Still, I’m a writer, or I want to be, and I need to write every day to be a writer. So here’s a little bit to chew on.
This campsite is different than any we’ve been at before. It’s a small clearing in a dense thicket of kudzu and other tangly leafy viney plants, with no clear trunks to speak of. It’s windy tonight and I’m hoping it doesn’t rain because the head end of my tent is rather bunched up and less angled than is ideal. But the sky is beautiful tonight. Not cotton candy or trix yogurt but a smooth peach and blue. This is the kind of sky that makes me think of the ocean and sand and South Carolina and fills me with peace.
I read The Graveyard Book while I was eating my pesto dinner and felt delivered back to myself again. Child-me must be smiling from her respective dimension. The adult she grew into is not so boring and removed after all. She is here hiking a long trail, on an adventure, and still reading ghosts and Gaiman.

I was a little bit sore today and I’m hoping this is because I am breaking in new shoes, and not because the new shoes were a bad idea. The Cascadias were done but they knew my feet and fit me like a glove. Too bad they fell apart and rubbed my big toes to numbness. Tomorrow begins the so-called Roller Coaster, 14 miles of continuous steep ups and downs. I’m dreading it a little, but I’m also excited to take on the challenge.

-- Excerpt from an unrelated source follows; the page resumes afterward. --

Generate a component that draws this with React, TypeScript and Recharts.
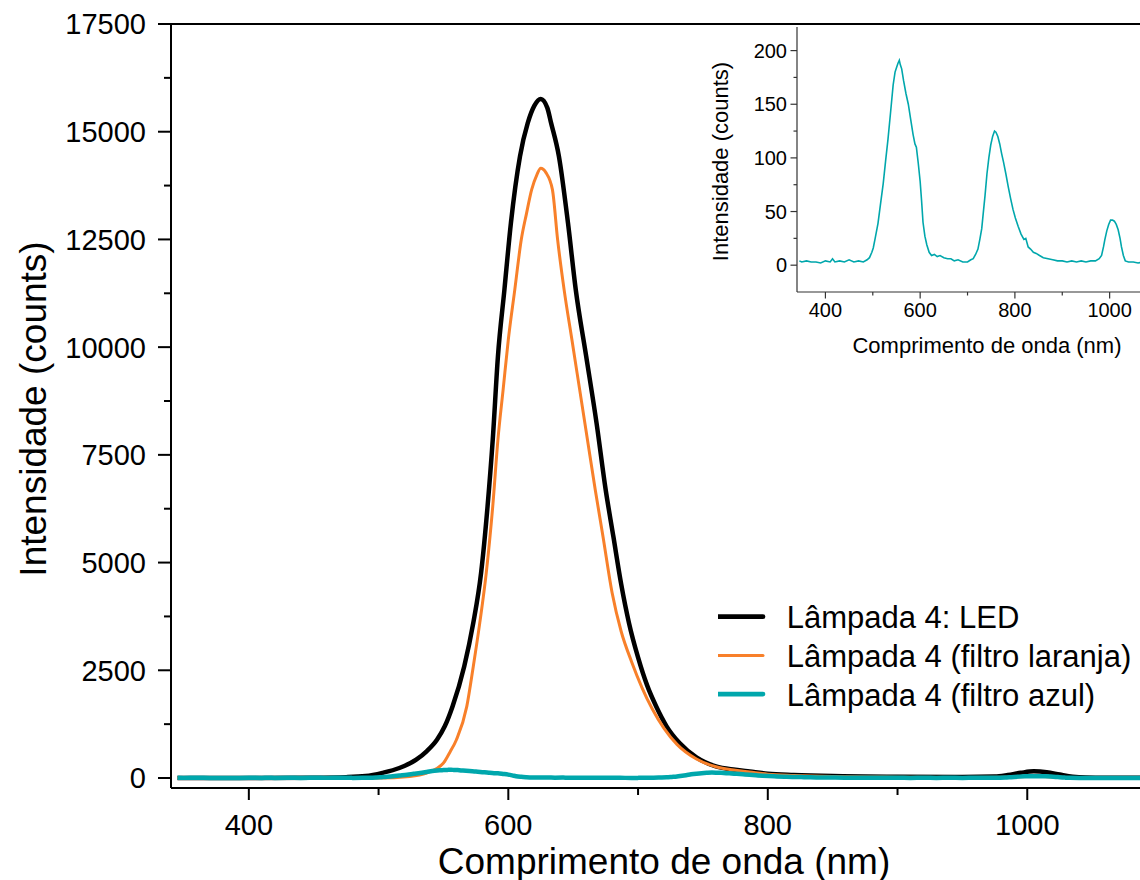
import React from "react";
import { LineChart, Line, XAxis, YAxis, ReferenceLine, Legend, Label } from "recharts";

const FONT = '"Liberation Sans", Arial, sans-serif';
const BLACK = "#000000";
const ORANGE = "#F8802A";
const TEAL = "#00A7AC";

// Lâmpada 4: LED (sem filtro)
const ledNm = [
  345, 400, 450, 475, 490, 503, 516, 529, 537, 545, 551, 557, 566, 573, 579, 584, 588, 592, 597, 602,
  609, 615, 620, 625, 630, 633, 639, 646, 652, 660, 668, 675, 681, 687, 693, 700, 707, 714, 722, 732,
  745, 760, 775, 786, 800, 820, 850, 900, 950, 975, 985, 995, 1005, 1015, 1025, 1035, 1045, 1060, 1100,
];
const ledCounts = [
  0, 2, 8, 20, 45, 120, 232, 425, 620, 889, 1200, 1662, 2590, 3598, 4759, 6305, 7853, 9787, 11335, 12883,
  14430, 15204, 15600, 15760, 15560, 15200, 14430, 12880, 11330, 9790, 8240, 6700, 5600, 4500, 3600, 2800, 2150, 1660, 1200, 810,
  480, 270, 190, 150, 100, 70, 45, 30, 25, 35, 70, 120, 155, 135, 80, 30, 10, 5, 5,
];

// Lâmpada 4 (filtro laranja)
const laranjaNm = [
  345, 500, 524, 537, 550, 555, 560, 568, 573, 578, 583, 588, 592, 596, 600, 605, 610, 614, 618, 622,
  625, 629, 634, 638, 643, 649, 655, 661, 667, 673, 680, 687, 695, 703, 711, 720, 730, 745, 760, 775,
  786, 800, 820, 850, 900, 950, 985, 1000, 1008, 1020, 1035, 1050, 1100,
];
const laranjaCounts = [
  0, 0, 37, 116, 348, 600, 889, 1662, 2590, 3600, 4760, 6305, 7853, 9014, 10175, 11335, 12496, 13100, 13656, 14000,
  14150, 14050, 13656, 12496, 11335, 10175, 9014, 7853, 6692, 5600, 4300, 3400, 2700, 2100, 1600, 1150, 780, 440, 260, 180,
  140, 90, 60, 35, 20, 12, 20, 35, 38, 25, 8, 3, 3,
];

// Lâmpada 4 (filtro azul)
const azulNm = [
  345, 350, 360, 370, 380, 390, 400, 410, 415, 420, 430, 440, 450, 460, 470, 480, 488, 493, 498, 501,
  505, 511, 516, 522, 527, 532, 537, 543, 547, 550, 553, 556, 558, 561, 565, 570, 575, 580, 585, 589,
  592, 596, 600, 603, 606, 610, 614, 619, 624, 630, 636, 642, 650, 658, 665, 672, 680, 690, 700, 707,
  712, 717, 722, 726, 730, 734, 737, 741, 745, 749, 753, 757, 760, 764, 768, 772, 776, 781, 786, 791,
  796, 801, 807, 813, 819, 823, 828, 833, 839, 845, 852, 860, 870, 880, 890, 900, 910, 920, 930, 940,
  950, 960, 970, 978, 983, 987, 990, 994, 998, 1002, 1006, 1010, 1014, 1018, 1022, 1025, 1029, 1033, 1040, 1050,
  1060, 1070, 1080, 1090, 1100,
];
const azulCounts = [
  4, 3, 4, 3, 3, 2, 4, 3, 6, 3, 4, 3, 5, 3, 4, 3, 5, 7, 12, 16,
  25, 39, 56, 76, 97, 117, 140, 168, 180, 184, 188, 191, 187, 183, 172, 160, 150, 136, 122, 113,
  110, 95, 78, 60, 40, 27, 19, 12, 9, 10, 8, 9, 7, 6, 6, 4, 5, 3, 3, 5,
  6, 10, 15, 24, 34, 52, 65, 85, 100, 112, 120, 125, 124, 120, 113, 104, 96, 85, 73, 62,
  52, 44, 36, 29, 24, 25, 17, 15, 12, 11, 9, 7, 6, 5, 4, 4, 3, 4, 3, 4,
  3, 4, 4, 6, 9, 17, 24, 32, 38, 42, 42, 41, 38, 33, 25, 17, 9, 4, 3, 3,
  2, 3, 3, 2, 3,
];

const mainXTicks = [400, 500, 600, 700, 800, 900, 1000];
const mainYTicks = [
  0, 1250, 2500, 3750, 5000, 6250, 7500, 8750, 10000, 11250, 12500, 13750, 15000, 16250, 17500,
];
const insetXTicks = [400, 500, 600, 700, 800, 900, 1000];
const insetYTicks = [0, 25, 50, 75, 100, 125, 150, 175, 200];

const toRows = (nm: number[], counts: number[]) =>
  nm.map((x, i) => ({ nm: x, counts: counts[i] }));

const ledData = toRows(ledNm, ledCounts);
const laranjaData = toRows(laranjaNm, laranjaCounts);
const azulData = toRows(azulNm, azulCounts);

// ticks with minor marks: tickSize=0 so (x, y) is on the axis line
const xTick =
  (majorStep: number, majorLen: number, minorLen: number, fontSize: number, labelDy: number, stroke: string, sw: number) =>
  (props: any) => {
    const { x, y, payload } = props;
    const major = payload.value % majorStep === 0;
    return (
      <g>
        <line x1={x} x2={x} y1={y} y2={y + (major ? majorLen : minorLen)} stroke={stroke} strokeWidth={sw} />
        {major && (
          <text x={x} y={y + labelDy} textAnchor="middle" fontSize={fontSize} fontFamily={FONT} fill="#000">
            {payload.value}
          </text>
        )}
      </g>
    );
  };

const yTick =
  (majorStep: number, majorLen: number, minorLen: number, fontSize: number, gap: number, stroke: string, sw: number) =>
  (props: any) => {
    const { x, y, payload } = props;
    const major = payload.value % majorStep === 0;
    return (
      <g>
        <line x1={x} x2={x - (major ? majorLen : minorLen)} y1={y} y2={y} stroke={stroke} strokeWidth={sw} />
        {major && (
          <text x={x - gap} y={y} dy="0.36em" textAnchor="end" fontSize={fontSize} fontFamily={FONT} fill="#000">
            {payload.value}
          </text>
        )}
      </g>
    );
  };

const renderLegend = () => {
  const items = [
    { name: "Lâmpada 4: LED", color: BLACK, w: 4.7 },
    { name: "Lâmpada 4 (filtro laranja)", color: ORANGE, w: 3 },
    { name: "Lâmpada 4 (filtro azul)", color: TEAL, w: 4.7 },
  ];
  return (
    <svg width={430} height={120}>
      {items.map((it, i) => (
        <g key={it.name}>
          <line x1={0} x2={45} y1={20.7 + 38.7 * i} y2={20.7 + 38.7 * i} stroke={it.color} strokeWidth={it.w} strokeLinecap="round" />
          <text x={68.7} y={32.3 + 38.7 * i} fontSize={31} fontFamily={FONT} fill="#000">
            {it.name}
          </text>
        </g>
      ))}
    </svg>
  );
};

export default function App() {
  return (
    <div
      style={{
        position: "fixed",
        left: 0,
        top: 0,
        width: 1140,
        height: 880,
        overflow: "hidden",
        background: "#fff",
        fontFamily: FONT,
      }}
    >
      {/* main spectrum */}
      <div style={{ position: "absolute", left: 0, top: 0 }}>
        <LineChart width={1200} height={880} margin={{ top: 24, right: 43, bottom: 0, left: 0 }}>
          <XAxis
            dataKey="nm"
            type="number"
            domain={[340, 1100]}
            ticks={mainXTicks}
            interval={0}
            allowDataOverflow
            height={92}
            tickSize={0}
            tickMargin={0}
            tickLine={false}
            axisLine={{ stroke: "#000", strokeWidth: 2 }}
            tick={xTick(200, 12, 7, 29, 47, "#000", 2)}
          >
            <Label
              content={(p: any) => (
                <text
                  x={p.viewBox.x + p.viewBox.width / 2}
                  y={p.viewBox.y + 85.5}
                  textAnchor="middle"
                  fontSize={37}
                  fontFamily={FONT}
                  fill="#000"
                >
                  Comprimento de onda (nm)
                </text>
              )}
            />
          </XAxis>
          <YAxis
            type="number"
            domain={[-232, 17500]}
            ticks={mainYTicks}
            interval={0}
            allowDataOverflow
            width={171}
            tickSize={0}
            tickMargin={0}
            tickLine={false}
            axisLine={{ stroke: "#000", strokeWidth: 2 }}
            tick={yTick(2500, 13, 7, 29, 25, "#000", 2)}
          >
            <Label
              content={(p: any) => {
                const cx = 46;
                const cy = p.viewBox.y + p.viewBox.height / 2 + 3;
                return (
                  <text
                    x={cx}
                    y={cy}
                    transform={`rotate(-90 ${cx} ${cy})`}
                    textAnchor="middle"
                    fontSize={37}
                    fontFamily={FONT}
                    fill="#000"
                  >
                    Intensidade (counts)
                  </text>
                );
              }}
            />
          </YAxis>
          <ReferenceLine y={17500} stroke="#000" strokeWidth={2} />
          <ReferenceLine x={1100} stroke="#000" strokeWidth={2} />
          <Line
            data={ledData}
            dataKey="counts"
            name="Lâmpada 4: LED"
            type="monotone"
            stroke={BLACK}
            strokeWidth={4.5}
            dot={false}
            isAnimationActive={false}
          />
          <Line
            data={laranjaData}
            dataKey="counts"
            name="Lâmpada 4 (filtro laranja)"
            type="monotone"
            stroke={ORANGE}
            strokeWidth={3}
            dot={false}
            isAnimationActive={false}
          />
          <Line
            data={azulData}
            dataKey="counts"
            name="Lâmpada 4 (filtro azul)"
            type="monotone"
            stroke={TEAL}
            strokeWidth={4.5}
            dot={false}
            isAnimationActive={false}
          />
          <Legend
            layout="vertical"
            align="center"
            verticalAlign="middle"
            wrapperStyle={{ left: 718, top: 596, width: 430, height: 120 }}
            content={renderLegend}
          />
        </LineChart>
      </div>

      {/* inset: filtro azul */}
      <div style={{ position: "absolute", left: 700, top: 0 }}>
        <LineChart width={500} height={380} margin={{ top: 27, right: 43, bottom: 0, left: 0 }}>
          <XAxis
            dataKey="nm"
            type="number"
            domain={[340, 1100]}
            ticks={insetXTicks}
            interval={0}
            allowDataOverflow
            height={88}
            tickSize={0}
            tickMargin={0}
            tickLine={false}
            axisLine={{ stroke: "#333", strokeWidth: 1.2 }}
            tick={xTick(200, 6.5, 3.5, 20, 25.3, "#333", 1.2)}
          >
            <Label
              content={(p: any) => (
                <text
                  x={p.viewBox.x + p.viewBox.width / 2 + 10}
                  y={p.viewBox.y + 60.7}
                  textAnchor="middle"
                  fontSize={22}
                  fontFamily={FONT}
                  fill="#000"
                >
                  Comprimento de onda (nm)
                </text>
              )}
            />
          </XAxis>
          <YAxis
            type="number"
            domain={[-25, 222]}
            ticks={insetYTicks}
            interval={0}
            allowDataOverflow
            width={97}
            tickSize={0}
            tickMargin={0}
            tickLine={false}
            axisLine={{ stroke: "#333", strokeWidth: 1.2 }}
            tick={yTick(50, 6.5, 3.5, 20, 10, "#333", 1.2)}
          >
            <Label
              content={(p: any) => {
                const cx = 28;
                const cy = p.viewBox.y + p.viewBox.height / 2 + 2;
                return (
                  <text
                    x={cx}
                    y={cy}
                    transform={`rotate(-90 ${cx} ${cy})`}
                    textAnchor="middle"
                    fontSize={22}
                    fontFamily={FONT}
                    fill="#000"
                  >
                    Intensidade (counts)
                  </text>
                );
              }}
            />
          </YAxis>
          <Line
            data={azulData}
            dataKey="counts"
            type="linear"
            stroke={TEAL}
            strokeWidth={1.6}
            dot={false}
            isAnimationActive={false}
          />
        </LineChart>
      </div>
    </div>
  );
}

I cannot wait to get my picture taken at the ATC in Harpers Ferry. I’ve been thinking about it for so long, imagining how I’ll pose and what I’ll look like when I get there and how I’ll post the photo on Instagram, feeling accomplished and excited and proud. I can’t believe we’re so close, but I also can’t believe it’s taken so long. It’s trite to say you finish a trail different than you were when you started. Of course you’re the same person. But also, maybe not. Maybe what you think about and listen to and read and learn and experience change you if just a bit, in a way that is hard to notice as you’re walking. But I know at least some things are different.